Exactly and only the lines from the first entry through the line with "from matplotlib.patches import Rectangle" should be copied, both ends included, with no pictures.

Records shown:
━━━━━━

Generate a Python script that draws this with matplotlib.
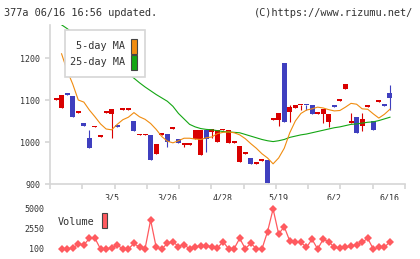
import numpy as np
import matplotlib.pyplot as plt
from matplotlib.patches import Rectangle

# daily candles (index 0..60)
opens = [1101, 1082, 1114, 1110, 1068, 1045, 1010, 1035, 1013, 1069,
         1067, 1041, 1077, 1077, 1051, 1016, 1016, 1017, 972, 1017,
         1018, 1032, 1007, 994, 994, 1006, 970, 1029, 1025, 1000,
         1028, 998, 998, 952, 972, 962, 948, 955, 956, 1053,
         1052, 1188, 1071, 1081, 1087, 1089, 1088, 1067, 1067, 1048,
         1088, 1098, 1126, 1046, 1060, 1038, 1084, 1050, 1096, 1088,
         1117]
closes = [1103, 1112, 1112, 1060, 1074, 1039, 986, 1037, 1015, 1071,
          1079, 1035, 1079, 1079, 1027, 1018, 1018, 958, 995, 1019,
          1000, 1034, 998, 996, 996, 1029, 1029, 1006, 1031, 1029,
          1030, 1029, 1000, 990, 974, 948, 950, 957, 902, 1055,
          1069, 1048, 1083, 1088, 1089, 1087, 1067, 1069, 1079, 1067,
          1084, 1100, 1138, 1050, 1021, 1055, 1086, 1029, 1098, 1086,
          1105]
# wick extremes where they stick out of the body
highs = {6: 1029, 42: 1088, 53: 1068, 55: 1069, 60: 1136}
lows = {10: 1009, 20: 989, 23: 987, 27: 977, 28: 1009, 40: 1039, 42: 1048,
        44: 1076, 45: 1076, 48: 1046, 49: 1036, 55: 1026, 60: 1076}

ma5 = [1210, 1170, 1138, 1100, 1095, 1076, 1060, 1043, 1031, 1029,
       1042, 1053, 1059, 1070, 1060, 1054, 1044, 1030, 1013, 1002,
       998, 1003, 1009, 1009, 1007, 1006, 1010, 1012, 1020, 1023,
       1024, 1022, 1017, 1008, 996, 985, 972, 962, 948, 962,
       985, 1022, 1050, 1068, 1076, 1079, 1083, 1081, 1077, 1074,
       1075, 1083, 1092, 1090, 1079, 1078, 1067, 1057, 1066, 1078]
ma25 = [1279, 1270, 1260, 1250, 1240, 1231, 1221, 1211, 1201, 1192,
        1182, 1172, 1162, 1152, 1141, 1131, 1122, 1113, 1105, 1097,
        1085, 1068, 1055, 1042, 1036, 1032, 1030, 1029, 1027, 1025,
        1024, 1023, 1022, 1018, 1014, 1010, 1006, 1003, 1001, 1003,
        1006, 1011, 1014, 1017, 1019, 1022, 1025, 1028, 1031, 1034,
        1036, 1039, 1042, 1043, 1045, 1047, 1048, 1051, 1055, 1059]

volume = [140, 140, 200, 710, 590, 1410, 1410, 100, 140, 200,
          590, 100, 100, 790, 300, 140, 3650, 300, 100, 790,
          1000, 400, 650, 100, 400, 450, 450, 400, 200, 1000,
          140, 140, 1410, 140, 790, 140, 100, 2220, 5000, 1940,
          2830, 1080, 920, 920, 300, 1290, 100, 1290, 1000, 300,
          200, 300, 450, 650, 920, 1410, 100, 300, 300, 1000]

date_idx = [10, 20, 30, 40, 50, 60]
date_labels = ['3/5', '3/26', '4/28', '5/19', '6/2', '6/16']

RED = '#d90000'
BLUE = '#3f3fbf'
ORANGE = '#f08c10'
GREEN = '#13a613'
VOLC = '#ff5a5f'
GRID = '#d6d6d6'
TXT = '#333333'
FONT = 'DejaVu Sans Mono'

W, H = 420, 259
fig = plt.figure(figsize=(W / 100, H / 100), dpi=100)


def fx(px):
    return px / W


def fy(py):
    return (H - py) / H


xlo, xhi = -1.08, 62.7

# ---- main price panel
ax = fig.add_axes([fx(50), fy(184), fx(355), (184 - 25) / H])
ax.set_xlim(xlo, xhi)
ax.set_ylim(900, 900 + (184 - 25) / 0.42)

for i, (o, c) in enumerate(zip(opens, closes)):
    col = RED if c >= o else BLUE
    hi = highs.get(i, max(o, c))
    lo = lows.get(i, min(o, c))
    if hi > lo:
        ax.vlines(i, lo, hi, color=col, lw=0.8, zorder=2)
    bot = min(o, c)
    h = max(abs(c - o), 4)
    ax.bar(i, h, bottom=bot, width=0.9, color=col, lw=0, zorder=3)

idx = np.arange(1, 61)
ax.plot(idx, ma25, color=GREEN, lw=0.8, zorder=4)
ax.plot(idx, ma5, color=ORANGE, lw=0.8, zorder=4)

for s in ['top', 'right']:
    ax.spines[s].set_visible(False)
for s in ['left', 'bottom']:
    ax.spines[s].set_color(GRID)
    ax.spines[s].set_linewidth(1.2)
ax.set_yticks([900, 1000, 1100, 1200])
ax.set_xticks(np.linspace(xlo, xhi, 12))
ax.set_xticklabels([])
ax.tick_params(axis='both', length=3.6, width=1.2, color=GRID,
               labelsize=6, labelcolor=TXT, pad=3.4)
for lab in ax.get_yticklabels():
    lab.set_family(FONT)

for i, lab in zip(date_idx, date_labels):
    ax.text(i, -14 / 159, lab, transform=ax.get_xaxis_transform(),
            ha='center', va='center', fontsize=6, color=TXT,
            family=FONT, clip_on=False)

# legend box
ax.add_patch(Rectangle((fx(65), fy(77)), fx(80), 47 / H,
                       transform=fig.transFigure, facecolor='white',
                       edgecolor=GRID, lw=1.2, zorder=10, clip_on=False))
for py, lab, col in [(46, '5-day MA', ORANGE), (62, '25-day MA', GREEN)]:
    fig.text(fx(125), fy(py), lab, ha='right', va='center', fontsize=7.3,
             color=TXT, family=FONT, zorder=11)
    ax.add_patch(Rectangle((fx(131), fy(py + 7.5)), fx(6), 15 / H,
                           transform=fig.transFigure, facecolor=col,
                           edgecolor='#444444', lw=0.8, zorder=11,
                           clip_on=False))

# ---- volume panel
vax = fig.add_axes([fx(50), fy(255), fx(355), (255 - 200) / H])
vax.set_xlim(xlo, xhi)
v_at = lambda py: 100 + (249 - py) * 4900 / 40
vax.set_ylim(v_at(255), v_at(200))
vax.plot(idx, volume, color=VOLC, lw=0.9, marker='D', markersize=4.2,
         markeredgewidth=0)
for s in vax.spines.values():
    s.set_visible(False)
vax.set_xticks([])
vax.set_yticks([100, 2550, 5000])
vax.tick_params(axis='y', length=0, labelsize=6, labelcolor=TXT, pad=4.3)
for lab in vax.get_yticklabels():
    lab.set_family(FONT)

fig.text(fx(58), fy(222), 'Volume', ha='left', va='center', fontsize=7.3,
         color=TXT, family=FONT)
fig.patches.append(Rectangle((fx(102), fy(228)), fx(5), 15 / H,
                             transform=fig.transFigure, facecolor=VOLC,
                             edgecolor='#444444', lw=0.8))

# header
fig.text(fx(4), fy(13), '377a 06/16 16:56 updated.', ha='left',
         va='center', fontsize=7.4, color=TXT, family=FONT)
fig.text(fx(413), fy(13), '(C)https://www.rizumu.net/', ha='right',
         va='center', fontsize=7.4, color=TXT, family=FONT)

fig.savefig('out.png', dpi=100)
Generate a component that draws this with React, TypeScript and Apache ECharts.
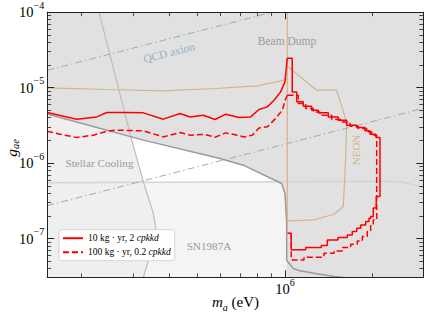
import React, { useEffect, useRef } from 'react';
import * as echarts from 'echarts';

const FONT = '"Liberation Serif", "Times New Roman", serif';

// axis ranges (data space)
const X_RANGE = [1.523e5, 2.988e6];
const Y_RANGE = [3.08e-8, 1e-4];

// ticks
const xMajorTicks = [1e6];
const xMinorTicks = [2e5, 3e5, 4e5, 5e5, 6e5, 7e5, 8e5, 9e5, 2e6];
const yMajorTicks = [1e-7, 1e-6, 1e-5, 1e-4];
const yMinorTicks = [
  4e-8, 5e-8, 6e-8, 7e-8, 8e-8, 9e-8,
  2e-7, 3e-7, 4e-7, 5e-7, 6e-7, 7e-7, 8e-7, 9e-7,
  2e-6, 3e-6, 4e-6, 5e-6, 6e-6, 7e-6, 8e-6, 9e-6,
  2e-5, 3e-5, 4e-5, 5e-5, 6e-5, 7e-5, 8e-5, 9e-5,
];

// 10 kg·yr, 2 cpkkd (solid)
const solidCurve = [
  [1.523e5, 4.69e-6], [1.924e5, 3.83e-6], [2.254e5, 4.1e-6], [2.44e5, 4.69e-6], [2.858e5, 4.69e-6],
  [3.26e5, 4.64e-6], [3.82e5, 3.83e-6], [4.36e5, 4.55e-6], [4.72e5, 4.1e-6], [5.24e5, 4.32e-6],
  [5.75e5, 3.79e-6], [6.26e5, 4.46e-6], [6.95e5, 4.03e-6], [7.62e5, 4.1e-6], [8.14e5, 5.14e-6],
  [8.69e5, 5.57e-6], [9.17e5, 6.83e-6], [9.66e5, 8.8e-6], [1.0e6, 1.193e-5], [1.018e6, 2.46e-5],
];
const solidSteps = [
  [1.018e6, 2.46e-5], [1.059e6, 8.8e-6], [1.097e6, 6.49e-6], [1.156e6, 5.69e-6], [1.235e6, 5.04e-6],
  [1.302e6, 4.64e-6], [1.408e6, 4.1e-6], [1.525e6, 3.71e-6], [1.629e6, 3.19e-6], [1.764e6, 2.97e-6],
  [1.883e6, 2.68e-6], [1.96e6, 2.42e-6], [2.054e6, 2.19e-6], [2.121e6, 3.62e-7], [2.059e6, 2.54e-7],
  [2.011e6, 1.968e-7], [1.97e6, 1.87e-7], [1.944e6, 1.69e-7], [1.894e6, 1.523e-7], [1.82e6, 1.377e-7],
  [1.764e6, 1.246e-7], [1.703e6, 1.122e-7], [1.637e6, 1.037e-7], [1.521e6, 9.64e-8], [1.398e6, 8.13e-8],
  [1.333e6, 7.65e-8], [1.178e6, 7.11e-8], [1.051e6, 1.182e-7], [1.024e6, 1.182e-7],
];

// 100 kg·yr, 0.2 cpkkd (dashed)
const dashedCurve = [
  [1.523e5, 2.65e-6], [1.686e5, 2.42e-6], [1.924e5, 2.19e-6], [2.194e5, 2.35e-6], [2.44e5, 2.65e-6],
  [2.64e5, 2.74e-6], [3.26e5, 2.68e-6], [3.82e5, 2.23e-6], [4.36e5, 2.55e-6], [4.72e5, 2.35e-6],
  [5.31e5, 2.4e-6], [5.75e5, 2.21e-6], [6.26e5, 2.52e-6], [6.68e5, 2.4e-6], [7.23e5, 2.23e-6],
  [7.72e5, 2.35e-6], [8.14e5, 2.93e-6], [8.69e5, 3.03e-6], [9.29e5, 3.91e-6], [9.79e5, 5.04e-6],
  [1.006e6, 7.19e-6], [1.02e6, 7.96e-6],
];
const dashedSteps = [
  [1.02e6, 7.96e-6], [1.111e6, 6.18e-6], [1.178e6, 5.3e-6], [1.251e6, 4.78e-6], [1.319e6, 4.32e-6],
  [1.447e6, 3.79e-6], [1.566e6, 3.52e-6], [1.673e6, 3.09e-6], [1.786e6, 2.88e-6], [1.909e6, 2.6e-6],
  [1.986e6, 2.35e-6], [2.066e6, 1.774e-7], [2.011e6, 1.523e-7], [1.97e6, 1.246e-7], [1.918e6, 1.069e-7],
  [1.844e6, 9.35e-8], [1.772e6, 8.46e-8], [1.682e6, 7.65e-8], [1.573e6, 6.89e-8], [1.474e6, 6.43e-8],
  [1.361e6, 5.69e-8], [1.162e6, 5.24e-8], [1.051e6, 1.182e-7], [1.02e6, 1.182e-7],
];
const dashedEdge = [[1.02e6, 7.26e-6], [1.02e6, 1.182e-7]];

// NEON (tan)
const neonTop = [
  [1.523e5, 9.94e-6], [2.44e5, 9.47e-6], [3.82e5, 9.07e-6], [5.75e5, 9.76e-6], [8.03e5, 1.056e-5], [1.018e6, 1.284e-5],
];
const neonContour = [
  [1.018e6, 1e-4], [1.018e6, 1.72e-7], [1.258e6, 1.774e-7], [1.474e6, 2.11e-7], [1.586e6, 2.67e-7],
  [1.616e6, 1.095e-6], [1.629e6, 3.52e-6], [1.505e6, 9.27e-6], [1.285e6, 9.27e-6], [1.026e6, 1.886e-5],
];

// QCD axion band edges (dash-dot)
const qcdUpper = [[1.523e5, 1.7e-5], [9.04e5, 1e-4]];
const qcdLower = [[1.523e5, 2.74e-7], [2.988e6, 5.33e-6]];

// constraint boundaries
const stellarLine = [
  [2.295e5, 1e-4], [2.973e5, 2.02e-6], [3.26e5, 5.65e-7], [3.527e5, 2.16e-7], [3.63e5, 1.11e-7],
  [3.39e5, 5.08e-8], [3.26e5, 3.08e-8],
];
const snLine = [[1.523e5, 5.52e-7], [2.296e6, 5.78e-7], [2.55e6, 5.6e-7], [2.988e6, 4.81e-7]];
const beamLine = [
  [1.523e5, 4.48e-6], [3.26e5, 2.02e-6], [5.98e5, 1.154e-6], [7.19e5, 9.41e-7], [9.74e5, 5.38e-7],
  [1.0e6, 3.97e-7], [1.0135e6, 1.59e-7], [1.0135e6, 5.19e-8], [1.068e6, 4.03e-8], [1.126e6, 3.75e-8],
  [1.258e6, 3.49e-8], [1.474e6, 3.16e-8], [1.81e6, 2.91e-8],
];

// shaded regions
const beamRegion = [
  [1.523e5, 1e-4], [2.988e6, 1e-4], [2.988e6, 3.08e-8], [1.0135e6, 3.08e-8], [1.0135e6, 1.59e-7],
  [1.0e6, 3.97e-7], [9.74e5, 5.38e-7], [7.19e5, 9.41e-7], [5.98e5, 1.154e-6], [3.26e5, 2.02e-6],
  [1.523e5, 4.48e-6],
];
const stellarRegion = [
  [1.523e5, 1e-4], [2.295e5, 1e-4], [2.973e5, 2.02e-6], [3.26e5, 5.65e-7], [3.527e5, 2.16e-7],
  [3.63e5, 1.11e-7], [3.39e5, 5.08e-8], [3.26e5, 3.08e-8], [1.523e5, 3.08e-8],
];
const snRegion = [[1.523e5, 5.52e-7], [1.02e6, 5.65e-7], [1.02e6, 3.08e-8], [1.523e5, 3.08e-8]];

const SOLID_NAME = 'solid';
const DASHED_NAME = 'dashed';

const lg = (pts: number[][]) => pts.map(([x, y]) => [Math.log10(x), Math.log10(y)]);
const lg1 = (v: number[]) => v.map((t) => Math.log10(t));

function regionSeries(pts: number[][], color: string, z: number) {
  const lp = lg(pts);
  return {
    type: 'custom',
    xAxisIndex: 0,
    yAxisIndex: 0,
    silent: true,
    clip: true,
    z,
    data: [lp[0]],
    renderItem: (_p: any, api: any) => ({
      type: 'polygon',
      shape: { points: lp.map((p) => api.coord(p)) },
      style: { fill: color, stroke: null },
    }),
  };
}

function lineSeries(name: string, pts: number[][], color: string, width: number, type: any, z: number, step?: string) {
  return {
    type: 'line',
    name,
    data: lg(pts),
    xAxisIndex: 0,
    yAxisIndex: 0,
    showSymbol: false,
    symbol: 'none',
    step: step || false,
    silent: true,
    z,
    clip: true,
    emphasis: { disabled: true },
    lineStyle: { color, width, type },
    itemStyle: { color },
  };
}

export default function App() {
  const ref = useRef<HTMLDivElement>(null);
  useEffect(() => {
    document.body.style.margin = '0';
    const chart = echarts.init(ref.current!, undefined, { renderer: 'svg' });
    const lx = lg1(X_RANGE);
    const ly = lg1(Y_RANGE);
    const axisColor = '#222';
    const labRich = {
      b: { fontSize: 14.5, fontFamily: FONT, color: '#000', lineHeight: 24 },
      s: { fontSize: 10, fontFamily: FONT, color: '#000', lineHeight: 12, verticalAlign: 'top' },
    };
    const xBase = {
      type: 'value', min: lx[0], max: lx[1], gridIndex: 0, z: 20, splitLine: { show: false },
    };
    const yBase = {
      type: 'value', min: ly[0], max: ly[1], gridIndex: 0, z: 20, splitLine: { show: false },
    };
    const majorTick = (vals: number[]) => ({ show: true, inside: true, length: 7, customValues: lg1(vals), lineStyle: { color: axisColor, width: 1 } });
    const minorTick = (vals: number[]) => ({ show: true, inside: true, length: 4, customValues: lg1(vals), lineStyle: { color: axisColor, width: 0.8 } });
    const line = { show: true, onZero: false, lineStyle: { color: axisColor, width: 1 } };
    const noLine = { show: false, onZero: false };

    const txt = (text: string, x: number, y: number, fill: string, size: number, rotation = 0) => ({
      type: 'text', x, y, rotation, z: 25, silent: true,
      style: { text, fill, font: `${size}px ${FONT}`, textAlign: 'center', textVerticalAlign: 'middle', align: 'center', verticalAlign: 'middle' },
    });

    const option: any = {
      animation: false,
      grid: { left: 47.2, top: 12.2, width: 376.1, height: 265.1, containLabel: false, outerBoundsMode: 'none' },
      xAxis: [
        { ...xBase, position: 'bottom', axisLine: line, axisTick: majorTick(xMajorTicks),
          axisLabel: { show: true, customValues: lg1(xMajorTicks), margin: 0, formatter: (v: number) => `{b|10}{s|${Math.round(v)}}`, rich: labRich } },
        { ...xBase, position: 'bottom', axisLine: noLine, axisTick: minorTick(xMinorTicks), axisLabel: { show: false } },
        { ...xBase, position: 'top', axisLine: line, axisTick: majorTick(xMajorTicks), axisLabel: { show: false } },
        { ...xBase, position: 'top', axisLine: noLine, axisTick: minorTick(xMinorTicks), axisLabel: { show: false } },
      ],
      yAxis: [
        { ...yBase, position: 'left', axisLine: line, axisTick: majorTick(yMajorTicks),
          axisLabel: { show: true, customValues: lg1(yMajorTicks), margin: 3, formatter: (v: number) => `{b|10}{s|\u2212${-Math.round(v)}}`, rich: labRich } },
        { ...yBase, position: 'left', axisLine: noLine, axisTick: minorTick(yMinorTicks), axisLabel: { show: false } },
        { ...yBase, position: 'right', axisLine: line, axisTick: majorTick(yMajorTicks), axisLabel: { show: false } },
        { ...yBase, position: 'right', axisLine: noLine, axisTick: minorTick(yMinorTicks), axisLabel: { show: false } },
      ],
      legend: {
        left: 59, top: 229.7, orient: 'vertical', itemWidth: 20, itemHeight: 10, itemGap: 4,
        padding: [3.5, 4, 3.5, 3], backgroundColor: '#ffffff', borderColor: '#cccccc', borderWidth: 0.8, borderRadius: 3,
        selectedMode: false, z: 30,
        data: [SOLID_NAME, DASHED_NAME],
        itemStyle: { opacity: 0 },
        formatter: (name: string) => name === SOLID_NAME ? '{r|10 kg \u00b7 yr, 2 }{i|cpkkd}' : '{r|100 kg \u00b7 yr, 0.2 }{i|cpkkd}',
        textStyle: {
          fontFamily: FONT, fontSize: 9.5, color: '#000', lineHeight: 10,
          rich: {
            r: { fontFamily: FONT, fontSize: 9.5, color: '#000', lineHeight: 10 },
            i: { fontFamily: FONT, fontSize: 9.5, color: '#000', fontStyle: 'italic', lineHeight: 10 },
          },
        },
      },
      graphic: [
        txt('Beam Dump', 287, 41, '#9a9a9a', 11.5),
        txt('Stellar Cooling', 99.5, 162.5, '#9c9c9c', 11.2),
        txt('SN1987A', 209, 246, '#9a9a9a', 11.2),
        txt('QCD axion', 169, 52.5, '#8fb0bb', 11.5, 0.253),
        txt('NEON', 356, 150, '#d2b48c', 11, Math.PI / 2),
        {
          type: 'text', x: 11, y: 148, rotation: Math.PI / 2, z: 25, silent: true,
          style: {
            text: '{g|g}{s|ae}', textAlign: 'center', textVerticalAlign: 'middle', align: 'center', verticalAlign: 'middle',
            rich: {
              g: { fontFamily: FONT, fontSize: 15.5, fontStyle: 'italic', fill: '#000', color: '#000', lineHeight: 20 },
              s: { fontFamily: FONT, fontSize: 10.5, fontStyle: 'italic', fill: '#000', color: '#000', lineHeight: 10, verticalAlign: 'bottom' },
            },
          },
        },
        {
          type: 'text', x: 235.5, y: 302, z: 25, silent: true,
          style: {
            text: '{m|m}{s|a}{r| (eV)}', textAlign: 'center', textVerticalAlign: 'middle', align: 'center', verticalAlign: 'middle',
            rich: {
              m: { fontFamily: FONT, fontSize: 15, fontStyle: 'italic', fill: '#000', color: '#000', lineHeight: 20 },
              s: { fontFamily: FONT, fontSize: 10, fontStyle: 'italic', fill: '#000', color: '#000', lineHeight: 10, verticalAlign: 'bottom' },
              r: { fontFamily: FONT, fontSize: 15, fill: '#000', color: '#000', lineHeight: 20 },
            },
          },
        },
      ],
      series: [
        regionSeries(snRegion, '#f4f4f4', 1),
        regionSeries(stellarRegion, '#efefef', 2),
        regionSeries(beamRegion, '#e1e1e1', 3),
        lineSeries('sn', snLine, '#d4d4d4', 1.5, 'solid', 4),
        lineSeries('stellar', stellarLine, '#bcbcbc', 1.2, 'solid', 4),
        lineSeries('beam', beamLine, '#9a9a9a', 1.5, 'solid', 5),
        lineSeries('qcd1', qcdUpper, '#8fb0bb', 1, [7, 3, 1.5, 3], 6),
        lineSeries('qcd2', qcdLower, '#8fb0bb', 1, [7, 3, 1.5, 3], 6),
        lineSeries('neon1', neonTop, '#d2b48c', 1.2, 'solid', 7),
        lineSeries('neon2', neonContour, '#d2b48c', 1.2, 'solid', 7),
        lineSeries('edge', dashedEdge, '#f4a0a0', 1, [4, 2.5], 8),
        lineSeries(DASHED_NAME, dashedCurve, '#ff0000', 1.5, [6, 3], 9),
        lineSeries(DASHED_NAME, dashedSteps, '#ff0000', 1.5, [6, 3], 9, 'end'),
        lineSeries(SOLID_NAME, solidCurve, '#ff0000', 1.5, 'solid', 10),
        lineSeries(SOLID_NAME, solidSteps, '#ff0000', 1.5, 'solid', 10, 'end'),
      ],
    };
    chart.setOption(option);
    return () => chart.dispose();
  }, []);
  return <div ref={ref} style={{ width: 429, height: 318 }} />;
}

━━━━━━

Answer to this problem:
Generate a Python script that draws this with matplotlib.
import numpy as np
import matplotlib.pyplot as plt
from matplotlib.patches import Rectangle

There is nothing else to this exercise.